▶ Figure scripts:
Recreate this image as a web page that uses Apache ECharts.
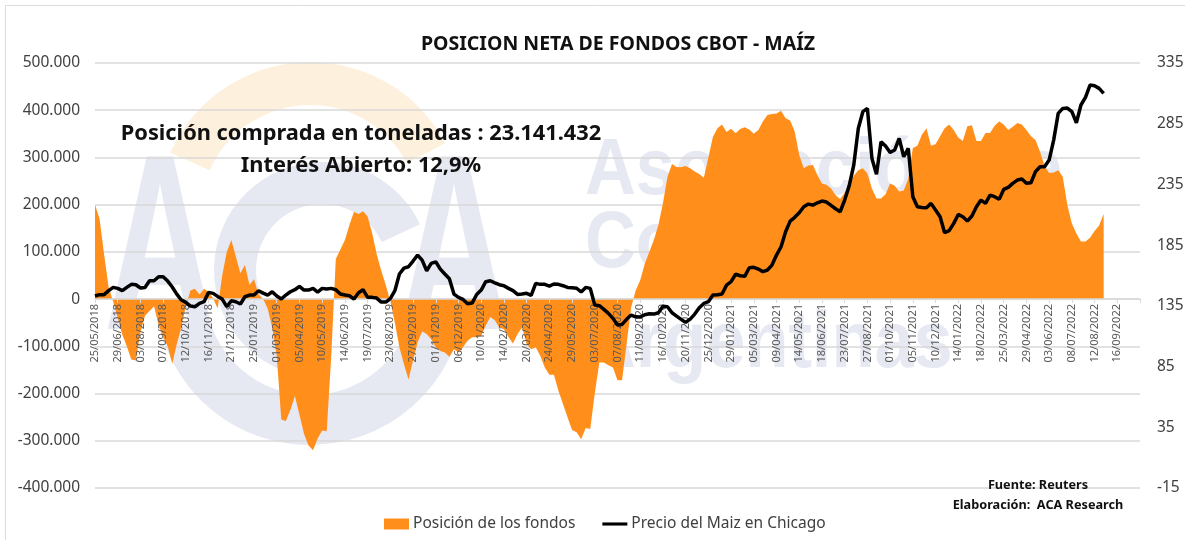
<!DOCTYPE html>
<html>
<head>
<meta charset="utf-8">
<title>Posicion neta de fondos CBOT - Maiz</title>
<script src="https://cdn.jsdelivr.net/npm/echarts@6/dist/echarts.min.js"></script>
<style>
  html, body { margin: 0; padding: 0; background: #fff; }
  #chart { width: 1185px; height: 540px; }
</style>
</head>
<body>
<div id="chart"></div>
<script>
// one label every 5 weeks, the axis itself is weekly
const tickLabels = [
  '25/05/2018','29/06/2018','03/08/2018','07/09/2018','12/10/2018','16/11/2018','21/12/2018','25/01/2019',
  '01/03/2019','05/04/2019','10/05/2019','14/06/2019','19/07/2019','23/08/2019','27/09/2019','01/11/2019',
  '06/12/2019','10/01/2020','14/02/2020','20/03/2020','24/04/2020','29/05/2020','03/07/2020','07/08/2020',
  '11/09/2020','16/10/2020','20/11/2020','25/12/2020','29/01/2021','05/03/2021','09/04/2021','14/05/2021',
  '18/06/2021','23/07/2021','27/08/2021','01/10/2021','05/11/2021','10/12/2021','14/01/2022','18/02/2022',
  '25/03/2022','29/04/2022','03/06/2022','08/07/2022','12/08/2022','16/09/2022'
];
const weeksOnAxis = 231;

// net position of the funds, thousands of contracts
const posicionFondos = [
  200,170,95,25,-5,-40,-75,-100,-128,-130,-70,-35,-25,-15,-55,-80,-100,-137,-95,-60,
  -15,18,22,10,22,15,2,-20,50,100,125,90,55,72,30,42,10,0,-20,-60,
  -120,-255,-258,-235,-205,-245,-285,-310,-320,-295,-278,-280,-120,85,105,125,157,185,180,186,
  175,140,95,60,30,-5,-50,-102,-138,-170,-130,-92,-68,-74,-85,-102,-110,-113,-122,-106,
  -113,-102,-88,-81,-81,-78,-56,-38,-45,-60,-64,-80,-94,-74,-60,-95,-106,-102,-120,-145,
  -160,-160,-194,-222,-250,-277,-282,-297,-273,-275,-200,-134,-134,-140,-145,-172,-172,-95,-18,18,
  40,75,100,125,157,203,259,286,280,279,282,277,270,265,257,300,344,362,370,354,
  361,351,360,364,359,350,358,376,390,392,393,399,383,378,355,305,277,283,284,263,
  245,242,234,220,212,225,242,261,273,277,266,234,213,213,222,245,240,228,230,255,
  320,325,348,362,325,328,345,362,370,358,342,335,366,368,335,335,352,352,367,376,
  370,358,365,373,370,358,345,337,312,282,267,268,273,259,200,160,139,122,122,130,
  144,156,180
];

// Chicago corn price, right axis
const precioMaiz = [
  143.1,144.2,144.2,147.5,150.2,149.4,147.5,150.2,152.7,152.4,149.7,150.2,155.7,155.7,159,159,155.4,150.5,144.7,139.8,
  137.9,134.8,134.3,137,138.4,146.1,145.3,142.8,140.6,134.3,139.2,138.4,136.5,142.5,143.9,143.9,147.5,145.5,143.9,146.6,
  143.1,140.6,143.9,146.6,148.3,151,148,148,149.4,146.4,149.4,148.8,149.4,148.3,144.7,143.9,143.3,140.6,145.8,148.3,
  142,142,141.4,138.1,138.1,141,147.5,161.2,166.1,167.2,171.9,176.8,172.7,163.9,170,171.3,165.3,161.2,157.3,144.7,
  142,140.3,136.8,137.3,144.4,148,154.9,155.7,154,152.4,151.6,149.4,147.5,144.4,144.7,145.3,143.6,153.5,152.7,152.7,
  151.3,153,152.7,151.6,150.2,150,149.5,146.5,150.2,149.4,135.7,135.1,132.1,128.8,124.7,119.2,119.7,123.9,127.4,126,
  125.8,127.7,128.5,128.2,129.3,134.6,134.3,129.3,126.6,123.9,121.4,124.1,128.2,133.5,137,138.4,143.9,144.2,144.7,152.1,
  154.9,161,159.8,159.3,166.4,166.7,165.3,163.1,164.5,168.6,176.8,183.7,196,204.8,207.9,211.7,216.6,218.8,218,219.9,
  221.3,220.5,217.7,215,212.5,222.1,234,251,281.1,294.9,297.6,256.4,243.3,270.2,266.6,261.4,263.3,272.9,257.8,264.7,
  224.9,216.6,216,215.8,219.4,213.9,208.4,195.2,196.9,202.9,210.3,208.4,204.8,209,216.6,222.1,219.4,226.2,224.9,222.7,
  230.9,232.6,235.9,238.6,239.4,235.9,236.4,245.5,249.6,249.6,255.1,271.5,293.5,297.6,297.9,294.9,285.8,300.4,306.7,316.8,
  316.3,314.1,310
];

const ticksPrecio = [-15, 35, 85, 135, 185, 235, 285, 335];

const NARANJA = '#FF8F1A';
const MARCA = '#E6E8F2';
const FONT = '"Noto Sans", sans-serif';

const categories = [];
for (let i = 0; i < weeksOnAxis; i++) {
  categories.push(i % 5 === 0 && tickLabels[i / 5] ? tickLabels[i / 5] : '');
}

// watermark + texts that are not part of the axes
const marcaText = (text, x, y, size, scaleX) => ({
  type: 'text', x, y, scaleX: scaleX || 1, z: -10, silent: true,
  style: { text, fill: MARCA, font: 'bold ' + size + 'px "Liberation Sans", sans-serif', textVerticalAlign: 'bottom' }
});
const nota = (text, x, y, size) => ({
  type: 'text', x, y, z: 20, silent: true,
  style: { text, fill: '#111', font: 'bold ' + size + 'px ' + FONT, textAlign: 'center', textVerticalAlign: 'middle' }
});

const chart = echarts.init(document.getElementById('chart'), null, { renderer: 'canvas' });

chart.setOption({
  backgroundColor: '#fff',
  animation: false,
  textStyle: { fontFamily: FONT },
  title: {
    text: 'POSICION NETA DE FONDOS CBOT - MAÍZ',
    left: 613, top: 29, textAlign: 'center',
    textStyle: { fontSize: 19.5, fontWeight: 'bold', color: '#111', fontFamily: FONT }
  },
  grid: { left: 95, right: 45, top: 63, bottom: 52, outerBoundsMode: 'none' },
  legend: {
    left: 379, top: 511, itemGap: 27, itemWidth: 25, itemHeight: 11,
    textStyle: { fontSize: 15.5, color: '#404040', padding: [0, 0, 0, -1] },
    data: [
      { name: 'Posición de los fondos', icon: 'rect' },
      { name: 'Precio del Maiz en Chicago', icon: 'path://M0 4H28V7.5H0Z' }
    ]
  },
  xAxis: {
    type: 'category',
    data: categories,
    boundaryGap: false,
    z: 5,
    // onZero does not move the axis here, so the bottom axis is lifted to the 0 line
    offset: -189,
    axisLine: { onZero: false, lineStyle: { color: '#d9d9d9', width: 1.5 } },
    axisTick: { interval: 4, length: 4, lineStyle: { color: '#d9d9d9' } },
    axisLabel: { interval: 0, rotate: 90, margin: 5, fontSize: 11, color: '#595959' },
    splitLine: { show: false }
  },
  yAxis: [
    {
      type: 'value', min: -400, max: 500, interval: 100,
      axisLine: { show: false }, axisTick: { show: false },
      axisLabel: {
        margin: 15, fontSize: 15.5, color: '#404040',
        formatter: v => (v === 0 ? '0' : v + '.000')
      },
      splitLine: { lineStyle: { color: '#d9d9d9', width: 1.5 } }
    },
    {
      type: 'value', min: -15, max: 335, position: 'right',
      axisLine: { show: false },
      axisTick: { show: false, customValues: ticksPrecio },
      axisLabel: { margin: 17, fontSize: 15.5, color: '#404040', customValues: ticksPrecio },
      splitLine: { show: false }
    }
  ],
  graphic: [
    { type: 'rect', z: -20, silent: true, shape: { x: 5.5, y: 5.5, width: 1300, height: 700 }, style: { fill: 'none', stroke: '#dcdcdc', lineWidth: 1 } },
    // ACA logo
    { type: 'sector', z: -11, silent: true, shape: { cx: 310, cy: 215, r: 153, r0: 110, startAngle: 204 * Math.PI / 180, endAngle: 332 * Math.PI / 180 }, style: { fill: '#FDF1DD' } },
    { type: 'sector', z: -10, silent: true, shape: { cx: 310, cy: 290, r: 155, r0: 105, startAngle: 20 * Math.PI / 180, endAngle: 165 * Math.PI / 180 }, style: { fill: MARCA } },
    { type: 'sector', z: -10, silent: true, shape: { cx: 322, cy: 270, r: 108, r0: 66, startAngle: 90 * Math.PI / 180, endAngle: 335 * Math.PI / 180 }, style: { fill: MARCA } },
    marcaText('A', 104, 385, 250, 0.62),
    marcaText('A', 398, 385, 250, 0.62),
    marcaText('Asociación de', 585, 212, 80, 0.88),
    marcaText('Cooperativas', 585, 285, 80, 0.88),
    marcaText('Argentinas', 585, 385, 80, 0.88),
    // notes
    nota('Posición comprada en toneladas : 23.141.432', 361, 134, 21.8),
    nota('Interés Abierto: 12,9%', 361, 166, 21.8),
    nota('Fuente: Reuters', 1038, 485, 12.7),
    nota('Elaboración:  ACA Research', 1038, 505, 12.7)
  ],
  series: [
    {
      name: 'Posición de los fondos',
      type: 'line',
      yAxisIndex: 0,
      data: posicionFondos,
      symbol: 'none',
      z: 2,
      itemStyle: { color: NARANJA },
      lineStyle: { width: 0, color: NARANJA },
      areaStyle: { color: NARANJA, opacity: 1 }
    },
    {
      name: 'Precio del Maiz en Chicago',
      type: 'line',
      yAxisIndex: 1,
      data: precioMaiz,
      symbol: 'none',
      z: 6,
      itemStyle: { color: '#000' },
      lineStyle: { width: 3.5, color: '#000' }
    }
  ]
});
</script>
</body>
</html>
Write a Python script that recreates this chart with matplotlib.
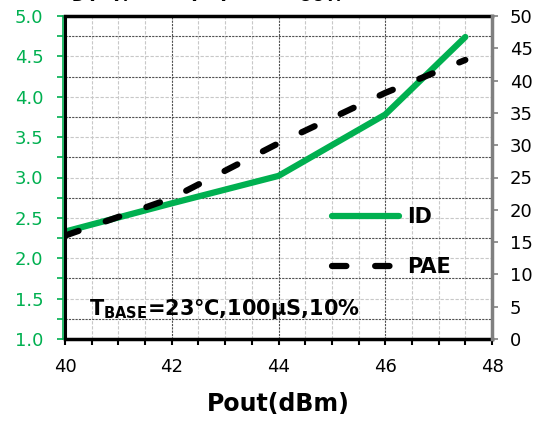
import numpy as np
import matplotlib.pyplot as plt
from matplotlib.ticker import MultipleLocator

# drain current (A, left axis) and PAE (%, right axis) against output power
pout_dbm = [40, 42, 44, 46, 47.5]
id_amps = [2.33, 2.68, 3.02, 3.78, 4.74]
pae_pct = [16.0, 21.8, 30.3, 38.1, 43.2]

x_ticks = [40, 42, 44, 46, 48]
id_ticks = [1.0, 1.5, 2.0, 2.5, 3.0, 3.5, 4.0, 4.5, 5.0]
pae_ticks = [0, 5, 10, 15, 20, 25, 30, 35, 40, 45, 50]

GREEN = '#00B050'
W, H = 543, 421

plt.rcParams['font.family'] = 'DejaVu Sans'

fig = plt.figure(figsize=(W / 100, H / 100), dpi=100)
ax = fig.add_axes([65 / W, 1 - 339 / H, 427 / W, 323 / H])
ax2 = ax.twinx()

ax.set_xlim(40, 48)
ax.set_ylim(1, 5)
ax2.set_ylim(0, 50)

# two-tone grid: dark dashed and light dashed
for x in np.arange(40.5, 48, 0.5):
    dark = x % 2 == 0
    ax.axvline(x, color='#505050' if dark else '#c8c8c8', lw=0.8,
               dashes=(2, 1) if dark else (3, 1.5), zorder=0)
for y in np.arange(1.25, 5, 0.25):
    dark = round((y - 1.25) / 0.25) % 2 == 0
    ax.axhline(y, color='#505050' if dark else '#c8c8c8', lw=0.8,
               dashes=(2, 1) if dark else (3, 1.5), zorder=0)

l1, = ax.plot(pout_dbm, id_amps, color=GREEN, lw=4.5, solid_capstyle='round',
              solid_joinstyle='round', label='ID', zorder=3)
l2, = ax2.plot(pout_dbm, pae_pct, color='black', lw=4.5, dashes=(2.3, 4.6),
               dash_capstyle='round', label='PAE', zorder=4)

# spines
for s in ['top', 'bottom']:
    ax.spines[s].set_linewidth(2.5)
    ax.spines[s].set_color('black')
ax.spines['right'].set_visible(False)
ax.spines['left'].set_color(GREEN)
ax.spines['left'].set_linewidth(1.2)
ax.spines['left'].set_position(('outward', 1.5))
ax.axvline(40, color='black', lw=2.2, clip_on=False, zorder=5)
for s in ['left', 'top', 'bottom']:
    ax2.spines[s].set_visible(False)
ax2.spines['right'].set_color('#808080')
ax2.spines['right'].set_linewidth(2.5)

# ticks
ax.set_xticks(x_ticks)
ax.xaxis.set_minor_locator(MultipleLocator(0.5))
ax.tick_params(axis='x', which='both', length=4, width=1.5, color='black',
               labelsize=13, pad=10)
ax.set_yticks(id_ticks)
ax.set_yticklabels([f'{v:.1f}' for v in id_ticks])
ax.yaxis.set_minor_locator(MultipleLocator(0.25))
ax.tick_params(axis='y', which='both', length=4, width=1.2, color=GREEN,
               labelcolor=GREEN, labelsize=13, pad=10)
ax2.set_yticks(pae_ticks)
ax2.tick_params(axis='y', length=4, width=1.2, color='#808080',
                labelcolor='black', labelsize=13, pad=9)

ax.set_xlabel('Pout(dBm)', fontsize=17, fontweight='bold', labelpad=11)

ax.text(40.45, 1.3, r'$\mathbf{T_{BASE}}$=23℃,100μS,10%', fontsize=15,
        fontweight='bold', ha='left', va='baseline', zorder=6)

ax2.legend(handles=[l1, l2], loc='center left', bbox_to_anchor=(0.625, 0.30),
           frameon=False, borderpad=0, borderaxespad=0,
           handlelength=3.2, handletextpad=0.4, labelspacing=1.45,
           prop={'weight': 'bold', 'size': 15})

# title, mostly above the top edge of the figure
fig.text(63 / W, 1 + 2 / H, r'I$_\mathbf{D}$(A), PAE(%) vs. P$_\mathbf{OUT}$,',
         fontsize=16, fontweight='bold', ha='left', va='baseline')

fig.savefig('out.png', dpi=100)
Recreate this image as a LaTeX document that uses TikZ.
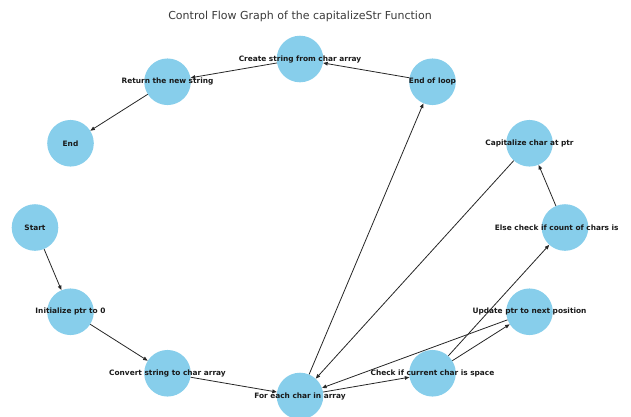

▶ Your task: Above are the records. Copy only the lines from the one with "Write a Python" through the one with "ax2 = ax.twinx()", exactly, with no pictures.

▶ Response below:
Write a Python script that recreates this chart with matplotlib.
import numpy as np
import matplotlib.pyplot as plt
from matplotlib.ticker import MultipleLocator

# drain current (A, left axis) and PAE (%, right axis) against output power
pout_dbm = [40, 42, 44, 46, 47.5]
id_amps = [2.33, 2.68, 3.02, 3.78, 4.74]
pae_pct = [16.0, 21.8, 30.3, 38.1, 43.2]

x_ticks = [40, 42, 44, 46, 48]
id_ticks = [1.0, 1.5, 2.0, 2.5, 3.0, 3.5, 4.0, 4.5, 5.0]
pae_ticks = [0, 5, 10, 15, 20, 25, 30, 35, 40, 45, 50]

GREEN = '#00B050'
W, H = 543, 421

plt.rcParams['font.family'] = 'DejaVu Sans'

fig = plt.figure(figsize=(W / 100, H / 100), dpi=100)
ax = fig.add_axes([65 / W, 1 - 339 / H, 427 / W, 323 / H])
ax2 = ax.twinx()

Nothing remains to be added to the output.